Long-term or short-term: what’s the best tenancy mix?
As a commercial property landlord, what’s the best and most financially rewarding tenancy mix?
Is it better to have the majority of your building’s tenants on long-term leases, short-term leases, or a combination of both?
A new report from commercial agency CBRE answers that very question, by modelling more than 70,000 potential tenancy scenarios, using historical data from Australia’s six main CBD office markets.
And the results might surprise you.
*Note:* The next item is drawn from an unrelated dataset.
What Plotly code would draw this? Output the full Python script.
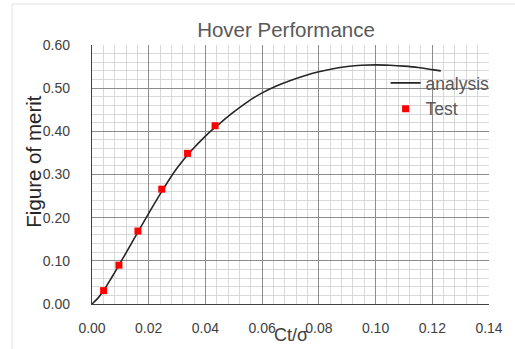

Here’s what they found:
Short-term a sure winner
Logic might tell you that signing up tenants to long-term agreements will deliver the highest returns, simply because you’ll have the tenant in place for longer, with less opportunities for vacancy.
But CBRE’s research shows that overall returns, which take in income as well as capital growth, are highest when the proportion of short-term tenants within a building is higher.
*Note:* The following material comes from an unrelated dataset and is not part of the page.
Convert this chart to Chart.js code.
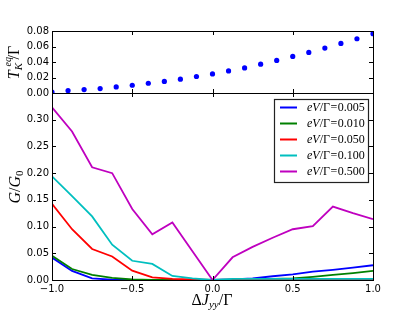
<!DOCTYPE html>
<html><head><meta charset="utf-8">
<script src="https://cdn.jsdelivr.net/npm/chart.js@4.4.0/dist/chart.umd.min.js"></script>
<style>
html,body{margin:0;padding:0;background:#fff;}
#wrap{position:relative;width:415px;height:312px;}
canvas{position:absolute;left:0;top:0;}
</style></head>
<body>
<div id="wrap">
<canvas id="top" width="415" height="312"></canvas>
<canvas id="bot" width="415" height="312"></canvas>
</div>
<script>
// ---- data ----
const xTop = [-1.0,-0.9,-0.8,-0.7,-0.6,-0.5,-0.4,-0.3,-0.2,-0.1,0.0,0.1,0.2,0.3,0.4,0.5,0.6,0.7,0.8,0.9,1.0];
const tkEq = [0.0013,0.003,0.0044,0.0057,0.0078,0.010,0.0126,0.015,0.0178,0.0213,0.0246,0.0285,0.0324,0.0372,0.042,0.0472,0.0524,0.058,0.064,0.070,0.0765];
const xBottom = [-1.0,-0.875,-0.75,-0.625,-0.5,-0.375,-0.25,-0.125,0.0,0.125,0.25,0.375,0.5,0.625,0.75,0.875,1.0];
const g005 = [0.042,0.017,0.003,0.0005,0,0,0,0,0,0.001,0.003,0.007,0.0107,0.0156,0.019,0.023,0.0276];
const g010 = [0.0455,0.0206,0.0094,0.004,0.001,0.0003,0,0,0,0,0.001,0.002,0.003,0.006,0.0094,0.013,0.017];
const g050 = [0.1425,0.095,0.058,0.044,0.0175,0.005,0.002,0.001,0,0.0005,0.0005,0.0005,0.001,0.001,0.001,0.001,0.001];
const g100 = [0.194,0.157,0.119,0.066,0.036,0.030,0.0075,0.003,0,0.002,0.002,0.002,0.002,0.002,0.002,0.002,0.002];
const g500 = [0.323,0.278,0.211,0.200,0.133,0.0857,0.1075,0.054,0,0.0425,0.062,0.079,0.095,0.101,0.1375,0.125,0.114];
const seriesValues = ['0.005','0.010','0.050','0.100','0.500'];
const seriesColors = ['#0000ff','#008000','#ff0000','#00bfbf','#bf00bf'];
const xTicks = [-1.0,-0.5,0.0,0.5,1.0];
const xTickLabels = ['\u22121.0','\u22120.5','0.0','0.5','1.0'];
const yTopTicks = [0.00,0.02,0.04,0.06,0.08];
const yTopLabels = ['0.00','0.02','0.04','0.06','0.08'];
const yBotTicks = [0.00,0.05,0.10,0.15,0.20,0.25,0.30,0.35];
const yBotLabels = ['0.00','0.05','0.10','0.15','0.20','0.25','0.30',''];

const TICKFONT = {family:'DejaVu Sans', size:10};
const SERIF = 'Liberation Serif';

function framePlugin(xt, yt){
  return {id:'frame', afterDatasetsDraw(chart){
    const c = chart.ctx, a = chart.chartArea;
    const xs = chart.scales.x, ys = chart.scales.y;
    c.save();
    c.strokeStyle = '#000'; c.lineWidth = 1;
    c.beginPath();
    for (const v of xt){ const p = Math.round(xs.getPixelForValue(v))+0.5;
      c.moveTo(p,a.bottom); c.lineTo(p,a.bottom-4); c.moveTo(p,a.top); c.lineTo(p,a.top+4); }
    for (const v of yt){ const p = Math.round(ys.getPixelForValue(v))+0.5;
      c.moveTo(a.left,p); c.lineTo(a.left+4,p); c.moveTo(a.right,p); c.lineTo(a.right-4,p); }
    c.stroke();
    c.strokeRect(Math.round(a.left)+0.5, Math.round(a.top)+0.5, Math.round(a.right-a.left), Math.round(a.bottom-a.top));
    c.restore();
  }};
}

function drawSegs(c, segs, align){
  let w = 0;
  for (const s of segs){ c.font = (s.it?'italic ':'') + s.sz + 'px "' + SERIF + '"'; s.w = c.measureText(s.t).width + (s.gap||0); w += s.w; }
  let x = align==='left' ? 0 : -w/2;
  c.textBaseline = 'middle'; c.textAlign = 'left'; c.fillStyle = '#000';
  for (const s of segs){ c.font = (s.it?'italic ':'') + s.sz + 'px "' + SERIF + '"'; c.fillText(s.t, x + (s.gap||0)/2, s.dy||0); x += s.w; }
}

const topTitle = {id:'topTitle', afterDraw(chart){
  const c = chart.ctx; c.save(); c.translate(15, 62); c.rotate(-Math.PI/2);
  drawSegs(c, [{t:'T',it:true,sz:16},{t:'K',it:true,sz:11,dy:4},{t:'eq',it:true,sz:10,dy:-7,gap:-7},{t:'/\u0393',it:false,sz:16,gap:2}]);
  c.restore();
}};

const botDeco = {id:'botDeco', afterDraw(chart){
  const c = chart.ctx;
  c.save(); c.translate(16, 187); c.rotate(-Math.PI/2);
  drawSegs(c, [{t:'G',it:true,sz:16},{t:'/',it:false,sz:16},{t:'G',it:true,sz:16},{t:'0',it:false,sz:11,dy:4}]);
  c.restore();
  c.save(); c.translate(212, 301);
  drawSegs(c, [{t:'\u0394',it:false,sz:16},{t:'J',it:true,sz:16},{t:'yy',it:true,sz:11,dy:4},{t:'/\u0393',it:false,sz:16}]);
  c.restore();
  // legend
  c.save();
  c.fillStyle = '#fff'; c.fillRect(274,99,94,83);
  c.strokeStyle = '#222'; c.lineWidth = 1.2; c.strokeRect(274.5,99.5,94,83);
  for (let i=0;i<seriesValues.length;i++){
    const y = 107.5 + i*16;
    c.strokeStyle = seriesColors[i]; c.lineWidth = 2;
    c.beginPath(); c.moveTo(280,y); c.lineTo(297,y); c.stroke();
    c.save(); c.translate(307, y);
    drawSegs(c, [{t:'eV',it:true,sz:12},{t:'/\u0393',it:false,sz:12},{t:'=',it:false,sz:12,gap:1},{t:seriesValues[i],it:false,sz:12}], 'left');
    c.restore();
  }
  c.restore();
}};

Chart.defaults.devicePixelRatio = 1;
Chart.defaults.animation = false;

new Chart(document.getElementById('top'), {
  type:'scatter',
  data:{datasets:[{data:xTop.map((x,i)=>({x, y:tkEq[i]})), backgroundColor:'#0000ff', borderWidth:0, pointRadius:2.6, pointHoverRadius:2.6}]},
  options:{responsive:false, animation:false,
    layout:{padding:{top:31,right:42,left:0,bottom:0}},
    plugins:{legend:{display:false}, tooltip:{enabled:false}},
    scales:{
      x:{type:'linear', min:-1, max:1, grid:{display:false, drawTicks:false}, border:{display:false}, ticks:{display:false},
         afterBuildTicks:s=>{s.ticks = xTicks.map(v=>({value:v}));}, afterFit:s=>{s.height = 312-93;}},
      y:{min:0, max:0.08, grid:{display:false, drawTicks:false}, border:{display:false},
         afterBuildTicks:s=>{s.ticks = yTopTicks.map(v=>({value:v}));},
         ticks:{font:TICKFONT, color:'#000', padding:3, callback:(v,i)=>yTopLabels[i]}, afterFit:s=>{s.width = 52;}}
    }},
  plugins:[framePlugin(xTicks, yTopTicks), topTitle]
});

const gSeries = [g005,g010,g050,g100,g500];
new Chart(document.getElementById('bot'), {
  type:'line',
  data:{datasets:gSeries.map((arr,k)=>({data:xBottom.map((x,i)=>({x, y:arr[i]})), borderColor:seriesColors[k], backgroundColor:seriesColors[k],
    borderWidth:1.8, pointRadius:0, tension:0, fill:false, order:5-k}))},
  options:{responsive:false, animation:false,
    layout:{padding:{top:93,right:42,left:0,bottom:0}},
    plugins:{legend:{display:false}, tooltip:{enabled:false}},
    scales:{
      x:{type:'linear', min:-1, max:1, grid:{display:false, drawTicks:false}, border:{display:false},
         afterBuildTicks:s=>{s.ticks = xTicks.map(v=>({value:v}));},
         ticks:{font:TICKFONT, color:'#000', padding:3, maxRotation:0, autoSkip:false, callback:(v,i)=>xTickLabels[i]},
         afterFit:s=>{s.height = 32;}},
      y:{min:0, max:0.35, grid:{display:false, drawTicks:false}, border:{display:false},
         afterBuildTicks:s=>{s.ticks = yBotTicks.map(v=>({value:v}));},
         ticks:{font:TICKFONT, color:'#000', padding:3, autoSkip:false, callback:(v,i)=>yBotLabels[i]}, afterFit:s=>{s.width = 52;}}
    }},
  plugins:[framePlugin(xTicks, yBotTicks.slice(0,7)), botDeco]
});
</script>
</body></html>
According to the report’s author, CBRE associate director Bradley Speers, to achieve the highest returns more than half of a building’s tenants should be on short-term leases of five years or less.
“For optimal total returns an office building should have 55% short-lease tenants and the remainder as long-lease tenants, on lease terms of five years and seven years respectively,” Speers says in the report.
“Our modelling proves quantitatively that having a higher proportion of short-lease tenants generates higher total returns,” the report says.
Speers says that short-term leases also provide greater incentive for tenants to stay, as they’re often able to secure more space within the building as their business grows.
“A further, qualitative benefit is that this type of strategy is more accommodative for tenants, providing them with greater opportunity to grow or contract their footprint,” he says
“Landlords could benefit by tenants becoming stickier due to a track record of having their occupational requirements satisfied.”
Capital growth the key
As with residential real estate, the greatest returns are most often achieved through growth in the building’s value.
So while long-term leases attract a greater average income, the report suggests that capital growth is stronger in buildings with more short-term leases.
Speers says the modelling found that buildings with a higher proportion of short-lease tenants would appreciate in value faster than ones with more long-term tenants.
“Average capital growth at the extremes was 3.4% for (buildings with) 0% short-lease tenants and 4.9% for 100% short-lease tenants,” he says.
Our modelling proves quantitatively that having a higher proportion of short-lease tenants generates higher total returns
Speers adds that CBRE’s modelling assumes that long-term leases cause a significant hit in the rate of a building’s capital growth when they near the end of the leasing term.
“Scenarios with long-lease terms from 10 to 12 years at year 10 in the DCF (discountd cash flow) have very short WALEs (weighted average lease expiries) and are about to incur substantial hits to income through vacancy and re-letting. Collectively these factors negatively impact terminal yield, terminal value and total return.”
“Investors pay lower yields for these type of long WALE buildings, presumably because they back themselves to successfully resolve the re-leasing risk prior to expiry. Our modelling assumes that all tenants vacate at expiry and thus demonstrates the downside when tenants don’t renew.”
Defining the right mix
“The absolute optimal scenario in terms of total return is five-year short-lease and seven-year long-lease; within this set, scenarios with 55% short-lease tenants on average delivered the highest total return (10.33%) in the 72,576 scenarios,” Speers says.
He adds that having only long-term tenants, while seen as a positive by many investors, more heavily impacted the overall return, due to factors such as rent incentives, vacancy and changes in the yield over the life of the lease.
“Scenarios with a higher proportion of long-lease tenants with 12-year terms delivered the lowest returns. This is because these scenarios started with higher WALEs (and lower yields) and were the most adversely impacted by yield shift from start yield to terminal yield. These scenarios also delivered the weakest capital growth.”